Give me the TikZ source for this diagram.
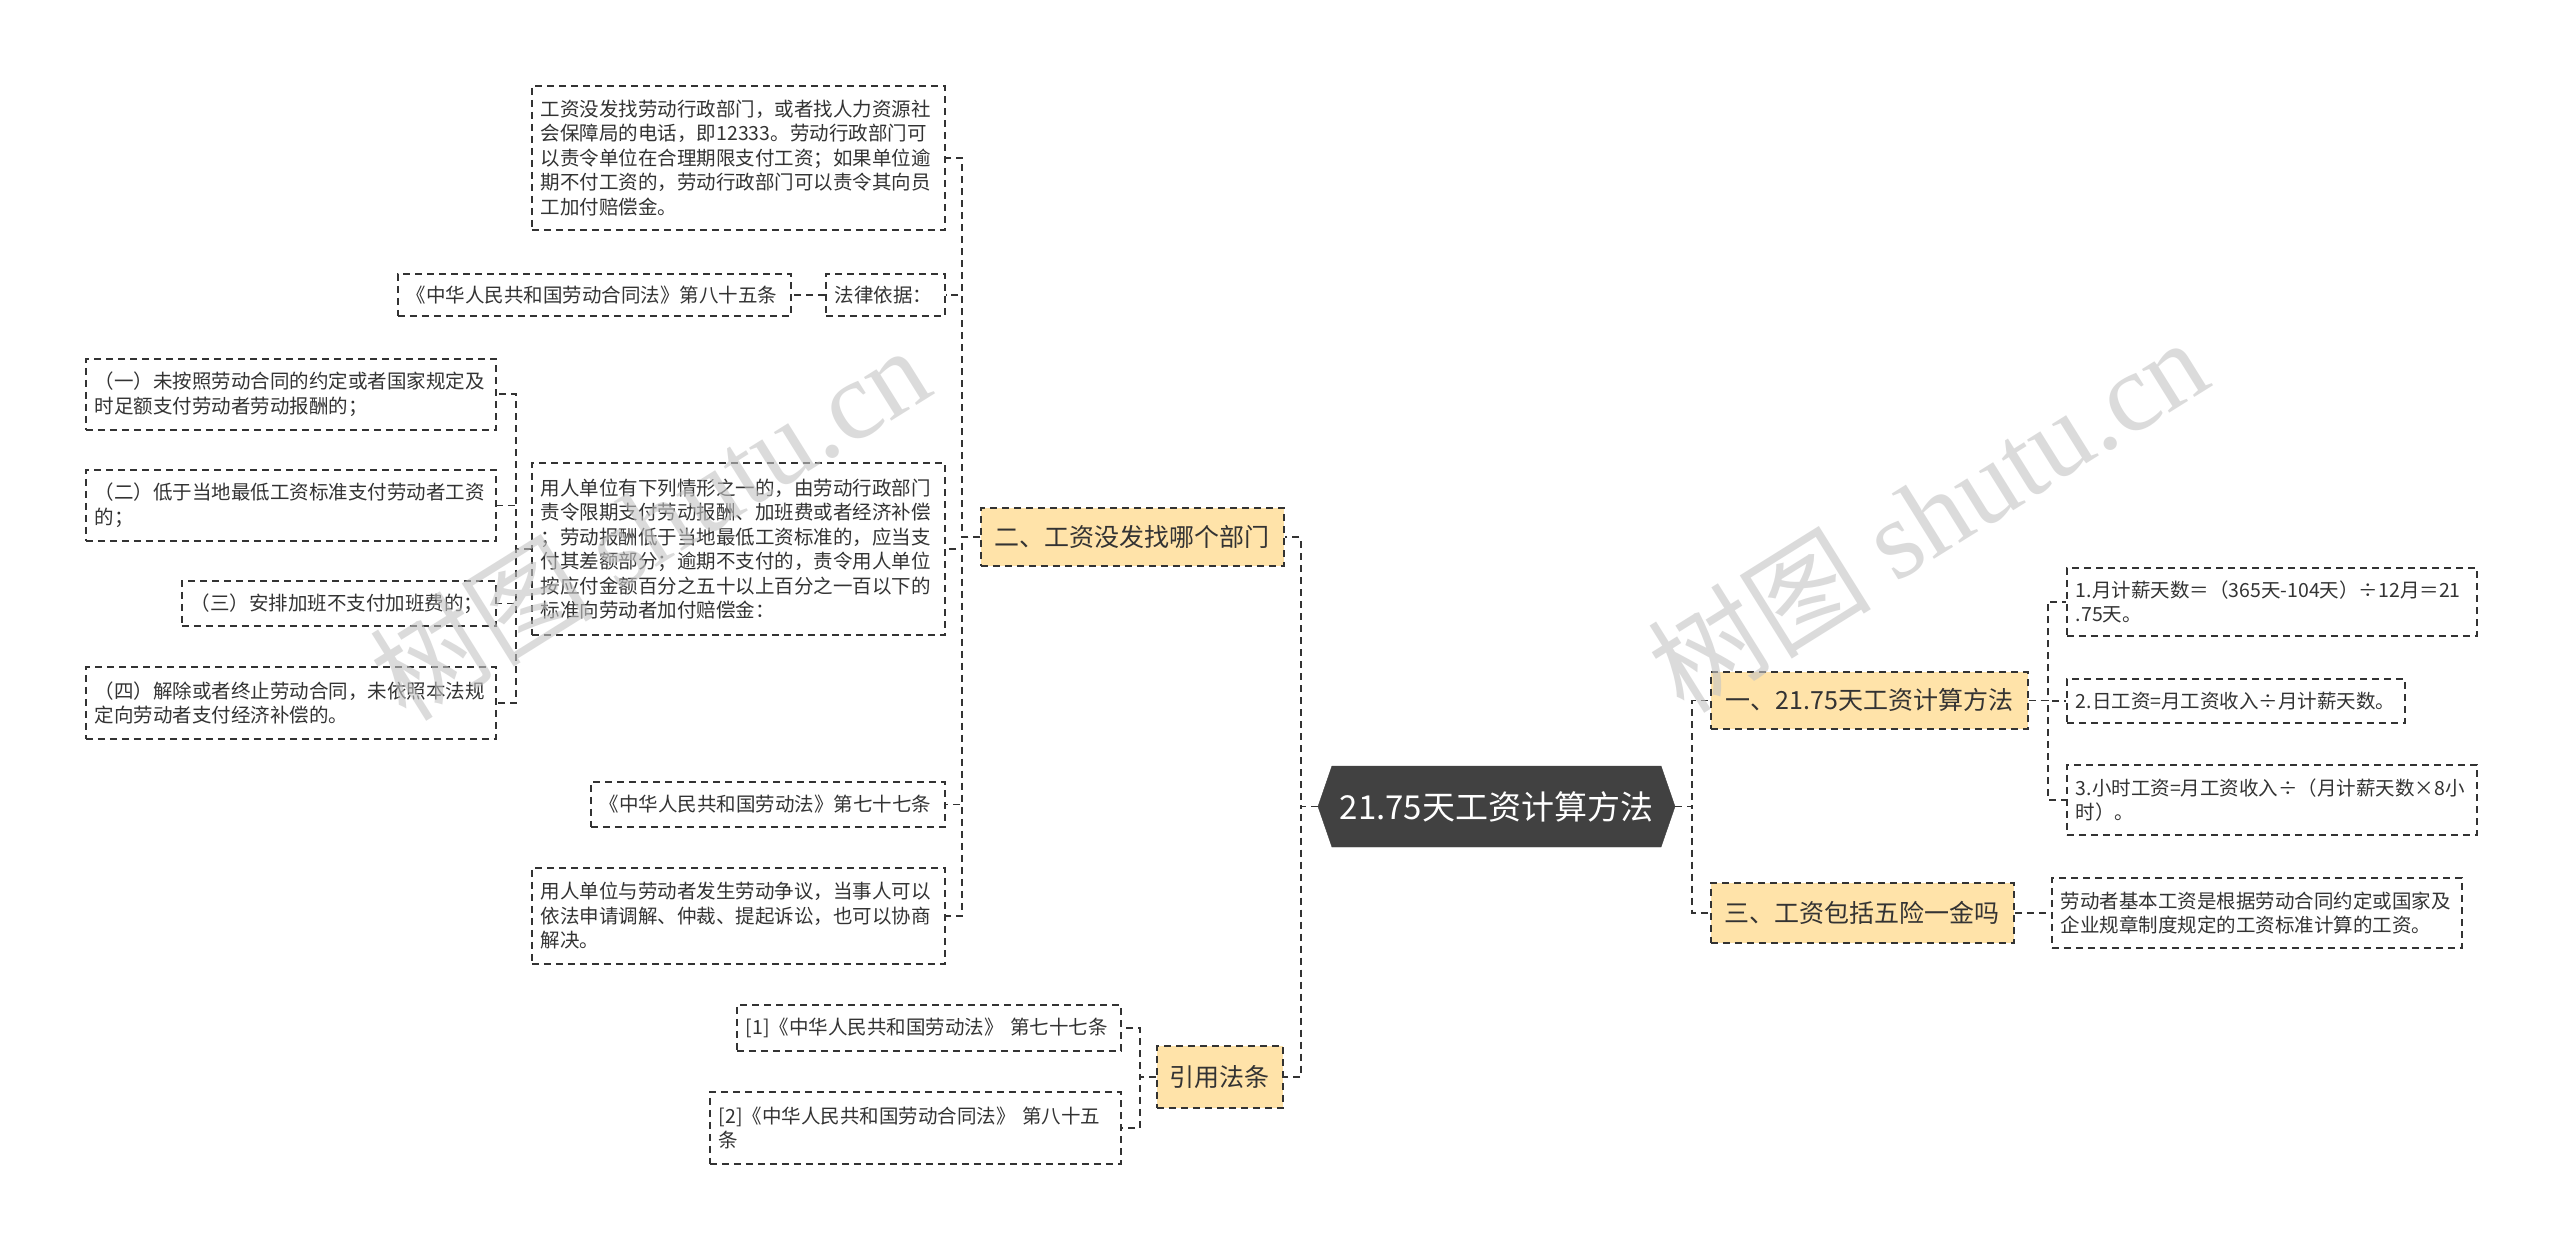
\documentclass[tikz,border=0pt]{standalone}
\usepackage{fontspec}
\setmainfont{Noto Sans CJK SC}
\newfontfamily\wmlatin{Liberation Serif}
\usepackage{tikz}
\usetikzlibrary{shapes.symbols}
\definecolor{linegray}{HTML}{333333}
\definecolor{topicyellow}{HTML}{FFE3A9}
\definecolor{rootgray}{HTML}{414141}
\definecolor{markgray}{HTML}{C4C4C4}
\newcommand{\leaffont}{\fontsize{19.5}{24.5}\selectfont}
\newcommand{\topicfont}{\fontsize{25}{30}\selectfont}
\newcommand{\rootfont}{\fontsize{33}{40}\selectfont}
\tikzset{
	leafbox/.style={draw=linegray, line width=1.8pt, dash pattern=on 7pt off 5pt,
			text=linegray, font=\leaffont, align=left, anchor=north west,
			inner xsep=9pt, inner ysep=0pt}
}
\tikzset{
	topicbox/.style={leafbox, fill=topicyellow, font=\topicfont, align=center, inner xsep=0pt}
}
\tikzset{
	rootnode/.style={signal, signal to=west and east, signal pointer angle=142,
			fill=rootgray, draw=rootgray, text=white, font=\rootfont,
			minimum width=357pt, minimum height=81pt, inner xsep=0pt}
}
\tikzset{
	link/.style={draw=linegray, line width=1.8pt, dash pattern=on 7pt off 5pt}
}
\tikzset{
	watermark/.style={text=markgray, text opacity=0.6, rotate=32, font=\fontsize{112}{112}\selectfont}
}

\begin{document}
\begin{tikzpicture}[x=1pt, y=-1pt]

	\fill[white] (0,0) rectangle (2560,1246);
	\useasboundingbox (0,0) rectangle (2560,1246);

	% centre
	\node[rootnode] (root) at (1496.5,806.5) {21.75天工资计算方法};

	% topics
	\node[topicbox, minimum width=303pt, minimum height=58pt] (erbu) at (980,507) {二、工资没发找哪个部门};
	\node[topicbox, minimum width=126pt, minimum height=62pt] (yyft) at (1156,1045) {引用法条};
	\node[topicbox, minimum width=317pt, minimum height=57pt] (yibu) at (1710,671) {一、21.75天工资计算方法};
	\node[topicbox, minimum width=303pt, minimum height=60pt] (sanbu) at (1710,882) {三、工资包括五险一金吗};

	% left side
	\node[leafbox, text width=395pt, minimum height=144pt] (gzmf) at (531,85)
	{工资没发找劳动行政部门，或者找人力资源社\\会保障局的电话，即12333。劳动行政部门可\\以责令单位在合理期限支付工资；如果单位逾\\期不付工资的，劳动行政部门可以责令其向员\\工加付赔偿金。};
	\node[leafbox, text width=101pt, minimum height=42pt] (flyj) at (825,273) {法律依据：};
	\node[leafbox, text width=375pt, minimum height=42pt] (ht85) at (397,273) {《中华人民共和国劳动合同法》第八十五条};
	\node[leafbox, text width=395pt, minimum height=172pt] (yrdw) at (531,462)
	{用人单位有下列情形之一的，由劳动行政部门\\责令限期支付劳动报酬、加班费或者经济补偿\\；劳动报酬低于当地最低工资标准的，应当支\\付其差额部分；逾期不支付的，责令用人单位\\按应付金额百分之五十以上百分之一百以下的\\标准向劳动者加付赔偿金：};
	\node[leafbox, text width=392pt, minimum height=71pt] (qk1) at (85,358) {（一）未按照劳动合同的约定或者国家规定及\\时足额支付劳动者劳动报酬的；};
	\node[leafbox, text width=392pt, minimum height=71pt] (qk2) at (85,469) {（二）低于当地最低工资标准支付劳动者工资\\的；};
	\node[leafbox, text width=296pt, minimum height=45pt] (qk3) at (181,580) {（三）安排加班不支付加班费的；};
	\node[leafbox, text width=392pt, minimum height=72pt] (qk4) at (85,666) {（四）解除或者终止劳动合同，未依照本法规\\定向劳动者支付经济补偿的。};
	\node[leafbox, text width=336pt, minimum height=45pt] (ldf77) at (590,781) {《中华人民共和国劳动法》第七十七条};
	\node[leafbox, text width=395pt, minimum height=96pt] (zyjj) at (531,867)
	{用人单位与劳动者发生劳动争议，当事人可以\\依法申请调解、仲裁、提起诉讼，也可以协商\\解决。};
	\node[leafbox, text width=366pt, minimum height=46pt] (yin1) at (736,1004) {[1]《中华人民共和国劳动法》 第七十七条};
	\node[leafbox, text width=393pt, minimum height=72pt] (yin2) at (709,1091) {[2]《中华人民共和国劳动合同法》 第八十五\\条};

	% right side
	\node[leafbox, text width=392pt, minimum height=68pt] (js1) at (2066,567) {1.月计薪天数＝（365天-104天）÷12月＝21\\.75天。};
	\node[leafbox, text width=320pt, minimum height=44pt] (js2) at (2066,678) {2.日工资=月工资收入÷月计薪天数。};
	\node[leafbox, text width=392pt, minimum height=70pt] (js3) at (2066,764) {3.小时工资=月工资收入÷（月计薪天数×8小\\时）。};
	\node[leafbox, text width=392pt, minimum height=70pt] (jbgz) at (2051,877) {劳动者基本工资是根据劳动合同约定或国家及\\企业规章制度规定的工资标准计算的工资。};

	% connectors
	\draw[link] (root.west) -- ++(-17,0) |- (erbu.east);
	\draw[link] (root.west) -- ++(-17,0) |- (yyft.east);
	\draw[link] (root.east) -- ++(17,0) |- (yibu.west);
	\draw[link] (root.east) -- ++(17,0) |- (sanbu.west);

	\draw[link] (erbu.west) -- ++(-18,0) |- (gzmf.east);
	\draw[link] (erbu.west) -- ++(-18,0) |- (flyj.east);
	\draw[link] (erbu.west) -- ++(-18,0) |- (yrdw.east);
	\draw[link] (erbu.west) -- ++(-18,0) |- (ldf77.east);
	\draw[link] (erbu.west) -- ++(-18,0) |- (zyjj.east);
	\draw[link] (flyj.west) -- (ht85.east);

	\draw[link] (yrdw.west) -- ++(-15,0) |- (qk1.east);
	\draw[link] (yrdw.west) -- ++(-15,0) |- (qk2.east);
	\draw[link] (yrdw.west) -- ++(-15,0) |- (qk3.east);
	\draw[link] (yrdw.west) -- ++(-15,0) |- (qk4.east);

	\draw[link] (yyft.west) -- ++(-16,0) |- (yin1.east);
	\draw[link] (yyft.west) -- ++(-16,0) |- (yin2.east);

	\draw[link] (yibu.east) -- ++(19,0) |- (js1.west);
	\draw[link] (yibu.east) -- ++(19,0) |- (js2.west);
	\draw[link] (yibu.east) -- ++(19,0) |- (js3.west);
	\draw[link] (sanbu.east) -- (jbgz.west);

	% watermarks
	\node[watermark] (wmleft) at (649,522) {树图 {\wmlatin shutu.cn}};
	\node[watermark] (wmright) at (1927,514) {树图 {\wmlatin shutu.cn}};

\end{tikzpicture}
\end{document}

---

■ **BRIEF**
Except for the pictures, give all the material above again verbatim.

■ **ANSWER BELOW**
Give me the TikZ source for this diagram.
\documentclass[tikz,border=0pt]{standalone}
\usepackage{fontspec}
\setmainfont{Noto Sans CJK SC}
\newfontfamily\wmlatin{Liberation Serif}
\usepackage{tikz}
\usetikzlibrary{shapes.symbols}
\definecolor{linegray}{HTML}{333333}
\definecolor{topicyellow}{HTML}{FFE3A9}
\definecolor{rootgray}{HTML}{414141}
\definecolor{markgray}{HTML}{C4C4C4}
\newcommand{\leaffont}{\fontsize{19.5}{24.5}\selectfont}
\newcommand{\topicfont}{\fontsize{25}{30}\selectfont}
\newcommand{\rootfont}{\fontsize{33}{40}\selectfont}
\tikzset{
	leafbox/.style={draw=linegray, line width=1.8pt, dash pattern=on 7pt off 5pt,
			text=linegray, font=\leaffont, align=left, anchor=north west,
			inner xsep=9pt, inner ysep=0pt}
}
\tikzset{
	topicbox/.style={leafbox, fill=topicyellow, font=\topicfont, align=center, inner xsep=0pt}
}
\tikzset{
	rootnode/.style={signal, signal to=west and east, signal pointer angle=142,
			fill=rootgray, draw=rootgray, text=white, font=\rootfont,
			minimum width=357pt, minimum height=81pt, inner xsep=0pt}
}
\tikzset{
	link/.style={draw=linegray, line width=1.8pt, dash pattern=on 7pt off 5pt}
}
\tikzset{
	watermark/.style={text=markgray, text opacity=0.6, rotate=32, font=\fontsize{112}{112}\selectfont}
}

\begin{document}
\begin{tikzpicture}[x=1pt, y=-1pt]

	\fill[white] (0,0) rectangle (2560,1246);
	\useasboundingbox (0,0) rectangle (2560,1246);

	% centre
	\node[rootnode] (root) at (1496.5,806.5) {21.75天工资计算方法};

	% topics
	\node[topicbox, minimum width=303pt, minimum height=58pt] (erbu) at (980,507) {二、工资没发找哪个部门};
	\node[topicbox, minimum width=126pt, minimum height=62pt] (yyft) at (1156,1045) {引用法条};
	\node[topicbox, minimum width=317pt, minimum height=57pt] (yibu) at (1710,671) {一、21.75天工资计算方法};
	\node[topicbox, minimum width=303pt, minimum height=60pt] (sanbu) at (1710,882) {三、工资包括五险一金吗};

	% left side
	\node[leafbox, text width=395pt, minimum height=144pt] (gzmf) at (531,85)
	{工资没发找劳动行政部门，或者找人力资源社\\会保障局的电话，即12333。劳动行政部门可\\以责令单位在合理期限支付工资；如果单位逾\\期不付工资的，劳动行政部门可以责令其向员\\工加付赔偿金。};
	\node[leafbox, text width=101pt, minimum height=42pt] (flyj) at (825,273) {法律依据：};
	\node[leafbox, text width=375pt, minimum height=42pt] (ht85) at (397,273) {《中华人民共和国劳动合同法》第八十五条};
	\node[leafbox, text width=395pt, minimum height=172pt] (yrdw) at (531,462)
	{用人单位有下列情形之一的，由劳动行政部门\\责令限期支付劳动报酬、加班费或者经济补偿\\；劳动报酬低于当地最低工资标准的，应当支\\付其差额部分；逾期不支付的，责令用人单位\\按应付金额百分之五十以上百分之一百以下的\\标准向劳动者加付赔偿金：};
	\node[leafbox, text width=392pt, minimum height=71pt] (qk1) at (85,358) {（一）未按照劳动合同的约定或者国家规定及\\时足额支付劳动者劳动报酬的；};
	\node[leafbox, text width=392pt, minimum height=71pt] (qk2) at (85,469) {（二）低于当地最低工资标准支付劳动者工资\\的；};
	\node[leafbox, text width=296pt, minimum height=45pt] (qk3) at (181,580) {（三）安排加班不支付加班费的；};
	\node[leafbox, text width=392pt, minimum height=72pt] (qk4) at (85,666) {（四）解除或者终止劳动合同，未依照本法规\\定向劳动者支付经济补偿的。};
	\node[leafbox, text width=336pt, minimum height=45pt] (ldf77) at (590,781) {《中华人民共和国劳动法》第七十七条};
	\node[leafbox, text width=395pt, minimum height=96pt] (zyjj) at (531,867)
	{用人单位与劳动者发生劳动争议，当事人可以\\依法申请调解、仲裁、提起诉讼，也可以协商\\解决。};
	\node[leafbox, text width=366pt, minimum height=46pt] (yin1) at (736,1004) {[1]《中华人民共和国劳动法》 第七十七条};
	\node[leafbox, text width=393pt, minimum height=72pt] (yin2) at (709,1091) {[2]《中华人民共和国劳动合同法》 第八十五\\条};

	% right side
	\node[leafbox, text width=392pt, minimum height=68pt] (js1) at (2066,567) {1.月计薪天数＝（365天-104天）÷12月＝21\\.75天。};
	\node[leafbox, text width=320pt, minimum height=44pt] (js2) at (2066,678) {2.日工资=月工资收入÷月计薪天数。};
	\node[leafbox, text width=392pt, minimum height=70pt] (js3) at (2066,764) {3.小时工资=月工资收入÷（月计薪天数×8小\\时）。};
	\node[leafbox, text width=392pt, minimum height=70pt] (jbgz) at (2051,877) {劳动者基本工资是根据劳动合同约定或国家及\\企业规章制度规定的工资标准计算的工资。};

	% connectors
	\draw[link] (root.west) -- ++(-17,0) |- (erbu.east);
	\draw[link] (root.west) -- ++(-17,0) |- (yyft.east);
	\draw[link] (root.east) -- ++(17,0) |- (yibu.west);
	\draw[link] (root.east) -- ++(17,0) |- (sanbu.west);

	\draw[link] (erbu.west) -- ++(-18,0) |- (gzmf.east);
	\draw[link] (erbu.west) -- ++(-18,0) |- (flyj.east);
	\draw[link] (erbu.west) -- ++(-18,0) |- (yrdw.east);
	\draw[link] (erbu.west) -- ++(-18,0) |- (ldf77.east);
	\draw[link] (erbu.west) -- ++(-18,0) |- (zyjj.east);
	\draw[link] (flyj.west) -- (ht85.east);

	\draw[link] (yrdw.west) -- ++(-15,0) |- (qk1.east);
	\draw[link] (yrdw.west) -- ++(-15,0) |- (qk2.east);
	\draw[link] (yrdw.west) -- ++(-15,0) |- (qk3.east);
	\draw[link] (yrdw.west) -- ++(-15,0) |- (qk4.east);

	\draw[link] (yyft.west) -- ++(-16,0) |- (yin1.east);
	\draw[link] (yyft.west) -- ++(-16,0) |- (yin2.east);

	\draw[link] (yibu.east) -- ++(19,0) |- (js1.west);
	\draw[link] (yibu.east) -- ++(19,0) |- (js2.west);
	\draw[link] (yibu.east) -- ++(19,0) |- (js3.west);
	\draw[link] (sanbu.east) -- (jbgz.west);

	% watermarks
	\node[watermark] (wmleft) at (649,522) {树图 {\wmlatin shutu.cn}};
	\node[watermark] (wmright) at (1927,514) {树图 {\wmlatin shutu.cn}};

\end{tikzpicture}
\end{document}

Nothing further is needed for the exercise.